## Objective
Without the pictures, repeat the listing character for character.
--- begin Supplied material ---
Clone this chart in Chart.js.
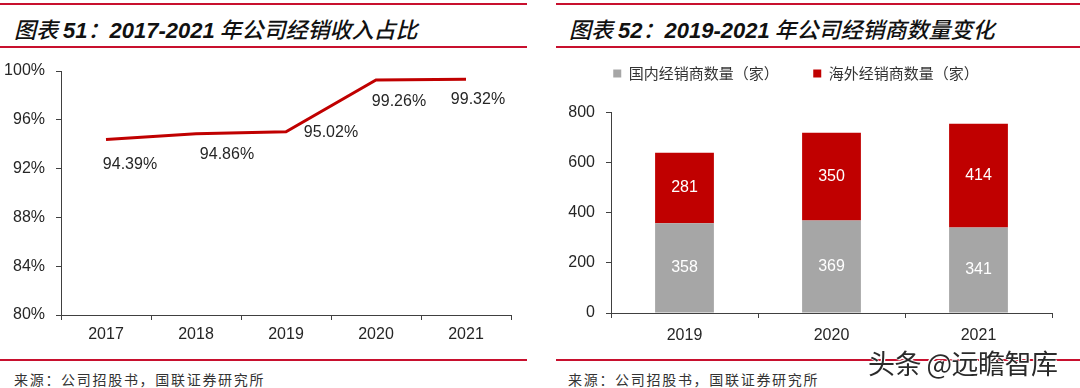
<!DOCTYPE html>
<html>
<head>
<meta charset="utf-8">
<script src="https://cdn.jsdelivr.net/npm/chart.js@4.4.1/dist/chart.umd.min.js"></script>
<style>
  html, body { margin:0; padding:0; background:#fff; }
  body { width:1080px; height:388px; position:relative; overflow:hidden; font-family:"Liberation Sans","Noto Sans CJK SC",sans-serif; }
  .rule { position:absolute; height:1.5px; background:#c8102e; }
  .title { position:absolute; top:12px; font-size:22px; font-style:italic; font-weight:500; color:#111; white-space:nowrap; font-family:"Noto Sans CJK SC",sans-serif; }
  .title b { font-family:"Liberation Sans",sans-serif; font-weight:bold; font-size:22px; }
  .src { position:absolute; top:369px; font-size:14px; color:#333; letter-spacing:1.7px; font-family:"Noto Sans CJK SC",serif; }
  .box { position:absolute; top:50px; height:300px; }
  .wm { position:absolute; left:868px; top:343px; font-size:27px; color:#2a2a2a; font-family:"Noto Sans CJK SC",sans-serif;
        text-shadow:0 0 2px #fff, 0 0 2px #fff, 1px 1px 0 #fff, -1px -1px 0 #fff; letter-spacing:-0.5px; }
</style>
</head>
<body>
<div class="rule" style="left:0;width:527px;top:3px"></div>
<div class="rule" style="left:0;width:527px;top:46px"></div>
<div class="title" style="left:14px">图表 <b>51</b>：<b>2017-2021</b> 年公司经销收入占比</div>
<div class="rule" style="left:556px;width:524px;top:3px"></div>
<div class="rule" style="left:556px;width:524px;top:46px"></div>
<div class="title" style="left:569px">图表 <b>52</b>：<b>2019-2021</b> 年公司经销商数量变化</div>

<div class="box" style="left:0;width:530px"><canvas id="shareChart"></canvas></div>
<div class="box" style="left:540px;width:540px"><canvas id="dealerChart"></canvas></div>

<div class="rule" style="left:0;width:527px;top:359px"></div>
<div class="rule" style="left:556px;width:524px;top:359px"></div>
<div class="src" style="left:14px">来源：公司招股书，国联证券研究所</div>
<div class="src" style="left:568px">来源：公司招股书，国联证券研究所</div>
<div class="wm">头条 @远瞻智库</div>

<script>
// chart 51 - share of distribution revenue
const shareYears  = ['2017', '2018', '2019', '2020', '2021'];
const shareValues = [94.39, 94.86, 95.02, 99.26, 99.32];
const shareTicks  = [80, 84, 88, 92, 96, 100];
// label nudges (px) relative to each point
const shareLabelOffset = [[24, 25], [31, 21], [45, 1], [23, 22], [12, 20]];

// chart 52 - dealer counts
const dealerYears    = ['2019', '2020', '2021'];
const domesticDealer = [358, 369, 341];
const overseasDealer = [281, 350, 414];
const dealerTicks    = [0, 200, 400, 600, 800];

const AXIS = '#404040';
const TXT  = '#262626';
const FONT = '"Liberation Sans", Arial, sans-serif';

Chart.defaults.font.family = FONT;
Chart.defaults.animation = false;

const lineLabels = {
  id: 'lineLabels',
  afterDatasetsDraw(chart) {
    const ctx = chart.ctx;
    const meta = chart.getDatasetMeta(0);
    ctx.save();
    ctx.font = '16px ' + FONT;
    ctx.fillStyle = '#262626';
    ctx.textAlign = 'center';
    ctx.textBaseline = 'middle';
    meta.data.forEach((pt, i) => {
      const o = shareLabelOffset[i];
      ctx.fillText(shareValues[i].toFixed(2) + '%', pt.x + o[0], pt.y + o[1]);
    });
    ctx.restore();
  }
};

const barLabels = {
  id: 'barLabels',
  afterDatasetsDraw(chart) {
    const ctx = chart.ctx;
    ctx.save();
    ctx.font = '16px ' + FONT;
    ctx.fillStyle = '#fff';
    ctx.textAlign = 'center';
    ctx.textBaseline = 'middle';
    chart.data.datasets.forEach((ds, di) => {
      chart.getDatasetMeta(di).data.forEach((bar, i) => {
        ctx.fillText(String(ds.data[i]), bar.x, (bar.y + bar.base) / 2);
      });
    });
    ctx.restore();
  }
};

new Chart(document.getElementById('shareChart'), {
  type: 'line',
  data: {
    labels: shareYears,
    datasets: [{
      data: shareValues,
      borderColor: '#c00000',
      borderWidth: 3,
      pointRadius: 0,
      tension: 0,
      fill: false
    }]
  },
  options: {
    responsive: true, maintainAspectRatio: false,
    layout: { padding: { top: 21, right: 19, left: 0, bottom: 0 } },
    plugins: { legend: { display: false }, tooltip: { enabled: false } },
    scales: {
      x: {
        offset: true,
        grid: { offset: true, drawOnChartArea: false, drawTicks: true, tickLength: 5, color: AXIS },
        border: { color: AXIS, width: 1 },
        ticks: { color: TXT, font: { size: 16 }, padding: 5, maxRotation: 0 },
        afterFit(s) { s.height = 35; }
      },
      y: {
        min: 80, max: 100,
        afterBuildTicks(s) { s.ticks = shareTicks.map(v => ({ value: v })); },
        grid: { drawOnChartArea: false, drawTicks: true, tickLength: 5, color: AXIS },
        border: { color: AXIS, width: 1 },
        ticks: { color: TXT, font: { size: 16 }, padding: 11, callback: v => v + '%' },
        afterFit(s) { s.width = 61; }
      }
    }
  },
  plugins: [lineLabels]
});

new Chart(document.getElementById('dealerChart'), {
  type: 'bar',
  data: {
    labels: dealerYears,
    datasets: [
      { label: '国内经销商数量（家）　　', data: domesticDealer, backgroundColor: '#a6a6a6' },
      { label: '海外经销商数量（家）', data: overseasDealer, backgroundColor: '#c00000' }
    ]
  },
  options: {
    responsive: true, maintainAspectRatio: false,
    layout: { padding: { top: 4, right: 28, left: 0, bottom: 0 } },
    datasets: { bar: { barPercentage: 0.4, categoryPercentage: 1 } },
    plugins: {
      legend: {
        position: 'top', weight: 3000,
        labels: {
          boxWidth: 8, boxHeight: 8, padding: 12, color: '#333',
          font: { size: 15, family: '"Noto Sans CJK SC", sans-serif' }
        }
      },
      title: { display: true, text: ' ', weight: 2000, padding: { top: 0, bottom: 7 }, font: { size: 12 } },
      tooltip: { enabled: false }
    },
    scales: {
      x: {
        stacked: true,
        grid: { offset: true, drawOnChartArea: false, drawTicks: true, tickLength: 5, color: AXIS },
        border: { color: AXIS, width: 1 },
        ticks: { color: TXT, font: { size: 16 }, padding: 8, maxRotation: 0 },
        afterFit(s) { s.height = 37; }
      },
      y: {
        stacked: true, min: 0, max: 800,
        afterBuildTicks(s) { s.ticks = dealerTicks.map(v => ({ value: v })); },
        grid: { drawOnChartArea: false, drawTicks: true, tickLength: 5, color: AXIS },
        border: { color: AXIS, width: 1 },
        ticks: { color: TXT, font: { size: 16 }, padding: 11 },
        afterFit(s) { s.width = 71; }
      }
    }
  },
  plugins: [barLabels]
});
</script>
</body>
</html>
--- end Supplied material ---
## The solution
Clone this chart in Chart.js.
<!DOCTYPE html>
<html>
<head>
<meta charset="utf-8">
<script src="https://cdn.jsdelivr.net/npm/chart.js@4.4.1/dist/chart.umd.min.js"></script>
<style>
  html, body { margin:0; padding:0; background:#fff; }
  body { width:1080px; height:388px; position:relative; overflow:hidden; font-family:"Liberation Sans","Noto Sans CJK SC",sans-serif; }
  .rule { position:absolute; height:1.5px; background:#c8102e; }
  .title { position:absolute; top:12px; font-size:22px; font-style:italic; font-weight:500; color:#111; white-space:nowrap; font-family:"Noto Sans CJK SC",sans-serif; }
  .title b { font-family:"Liberation Sans",sans-serif; font-weight:bold; font-size:22px; }
  .src { position:absolute; top:369px; font-size:14px; color:#333; letter-spacing:1.7px; font-family:"Noto Sans CJK SC",serif; }
  .box { position:absolute; top:50px; height:300px; }
  .wm { position:absolute; left:868px; top:343px; font-size:27px; color:#2a2a2a; font-family:"Noto Sans CJK SC",sans-serif;
        text-shadow:0 0 2px #fff, 0 0 2px #fff, 1px 1px 0 #fff, -1px -1px 0 #fff; letter-spacing:-0.5px; }
</style>
</head>
<body>
<div class="rule" style="left:0;width:527px;top:3px"></div>
<div class="rule" style="left:0;width:527px;top:46px"></div>
<div class="title" style="left:14px">图表 <b>51</b>：<b>2017-2021</b> 年公司经销收入占比</div>
<div class="rule" style="left:556px;width:524px;top:3px"></div>
<div class="rule" style="left:556px;width:524px;top:46px"></div>
<div class="title" style="left:569px">图表 <b>52</b>：<b>2019-2021</b> 年公司经销商数量变化</div>

<div class="box" style="left:0;width:530px"><canvas id="shareChart"></canvas></div>
<div class="box" style="left:540px;width:540px"><canvas id="dealerChart"></canvas></div>

<div class="rule" style="left:0;width:527px;top:359px"></div>
<div class="rule" style="left:556px;width:524px;top:359px"></div>
<div class="src" style="left:14px">来源：公司招股书，国联证券研究所</div>
<div class="src" style="left:568px">来源：公司招股书，国联证券研究所</div>
<div class="wm">头条 @远瞻智库</div>

<script>
// chart 51 - share of distribution revenue
const shareYears  = ['2017', '2018', '2019', '2020', '2021'];
const shareValues = [94.39, 94.86, 95.02, 99.26, 99.32];
const shareTicks  = [80, 84, 88, 92, 96, 100];
// label nudges (px) relative to each point
const shareLabelOffset = [[24, 25], [31, 21], [45, 1], [23, 22], [12, 20]];

// chart 52 - dealer counts
const dealerYears    = ['2019', '2020', '2021'];
const domesticDealer = [358, 369, 341];
const overseasDealer = [281, 350, 414];
const dealerTicks    = [0, 200, 400, 600, 800];

const AXIS = '#404040';
const TXT  = '#262626';
const FONT = '"Liberation Sans", Arial, sans-serif';

Chart.defaults.font.family = FONT;
Chart.defaults.animation = false;

const lineLabels = {
  id: 'lineLabels',
  afterDatasetsDraw(chart) {
    const ctx = chart.ctx;
    const meta = chart.getDatasetMeta(0);
    ctx.save();
    ctx.font = '16px ' + FONT;
    ctx.fillStyle = '#262626';
    ctx.textAlign = 'center';
    ctx.textBaseline = 'middle';
    meta.data.forEach((pt, i) => {
      const o = shareLabelOffset[i];
      ctx.fillText(shareValues[i].toFixed(2) + '%', pt.x + o[0], pt.y + o[1]);
    });
    ctx.restore();
  }
};

const barLabels = {
  id: 'barLabels',
  afterDatasetsDraw(chart) {
    const ctx = chart.ctx;
    ctx.save();
    ctx.font = '16px ' + FONT;
    ctx.fillStyle = '#fff';
    ctx.textAlign = 'center';
    ctx.textBaseline = 'middle';
    chart.data.datasets.forEach((ds, di) => {
      chart.getDatasetMeta(di).data.forEach((bar, i) => {
        ctx.fillText(String(ds.data[i]), bar.x, (bar.y + bar.base) / 2);
      });
    });
    ctx.restore();
  }
};

new Chart(document.getElementById('shareChart'), {
  type: 'line',
  data: {
    labels: shareYears,
    datasets: [{
      data: shareValues,
      borderColor: '#c00000',
      borderWidth: 3,
      pointRadius: 0,
      tension: 0,
      fill: false
    }]
  },
  options: {
    responsive: true, maintainAspectRatio: false,
    layout: { padding: { top: 21, right: 19, left: 0, bottom: 0 } },
    plugins: { legend: { display: false }, tooltip: { enabled: false } },
    scales: {
      x: {
        offset: true,
        grid: { offset: true, drawOnChartArea: false, drawTicks: true, tickLength: 5, color: AXIS },
        border: { color: AXIS, width: 1 },
        ticks: { color: TXT, font: { size: 16 }, padding: 5, maxRotation: 0 },
        afterFit(s) { s.height = 35; }
      },
      y: {
        min: 80, max: 100,
        afterBuildTicks(s) { s.ticks = shareTicks.map(v => ({ value: v })); },
        grid: { drawOnChartArea: false, drawTicks: true, tickLength: 5, color: AXIS },
        border: { color: AXIS, width: 1 },
        ticks: { color: TXT, font: { size: 16 }, padding: 11, callback: v => v + '%' },
        afterFit(s) { s.width = 61; }
      }
    }
  },
  plugins: [lineLabels]
});

new Chart(document.getElementById('dealerChart'), {
  type: 'bar',
  data: {
    labels: dealerYears,
    datasets: [
      { label: '国内经销商数量（家）　　', data: domesticDealer, backgroundColor: '#a6a6a6' },
      { label: '海外经销商数量（家）', data: overseasDealer, backgroundColor: '#c00000' }
    ]
  },
  options: {
    responsive: true, maintainAspectRatio: false,
    layout: { padding: { top: 4, right: 28, left: 0, bottom: 0 } },
    datasets: { bar: { barPercentage: 0.4, categoryPercentage: 1 } },
    plugins: {
      legend: {
        position: 'top', weight: 3000,
        labels: {
          boxWidth: 8, boxHeight: 8, padding: 12, color: '#333',
          font: { size: 15, family: '"Noto Sans CJK SC", sans-serif' }
        }
      },
      title: { display: true, text: ' ', weight: 2000, padding: { top: 0, bottom: 7 }, font: { size: 12 } },
      tooltip: { enabled: false }
    },
    scales: {
      x: {
        stacked: true,
        grid: { offset: true, drawOnChartArea: false, drawTicks: true, tickLength: 5, color: AXIS },
        border: { color: AXIS, width: 1 },
        ticks: { color: TXT, font: { size: 16 }, padding: 8, maxRotation: 0 },
        afterFit(s) { s.height = 37; }
      },
      y: {
        stacked: true, min: 0, max: 800,
        afterBuildTicks(s) { s.ticks = dealerTicks.map(v => ({ value: v })); },
        grid: { drawOnChartArea: false, drawTicks: true, tickLength: 5, color: AXIS },
        border: { color: AXIS, width: 1 },
        ticks: { color: TXT, font: { size: 16 }, padding: 11 },
        afterFit(s) { s.width = 71; }
      }
    }
  },
  plugins: [barLabels]
});
</script>
</body>
</html>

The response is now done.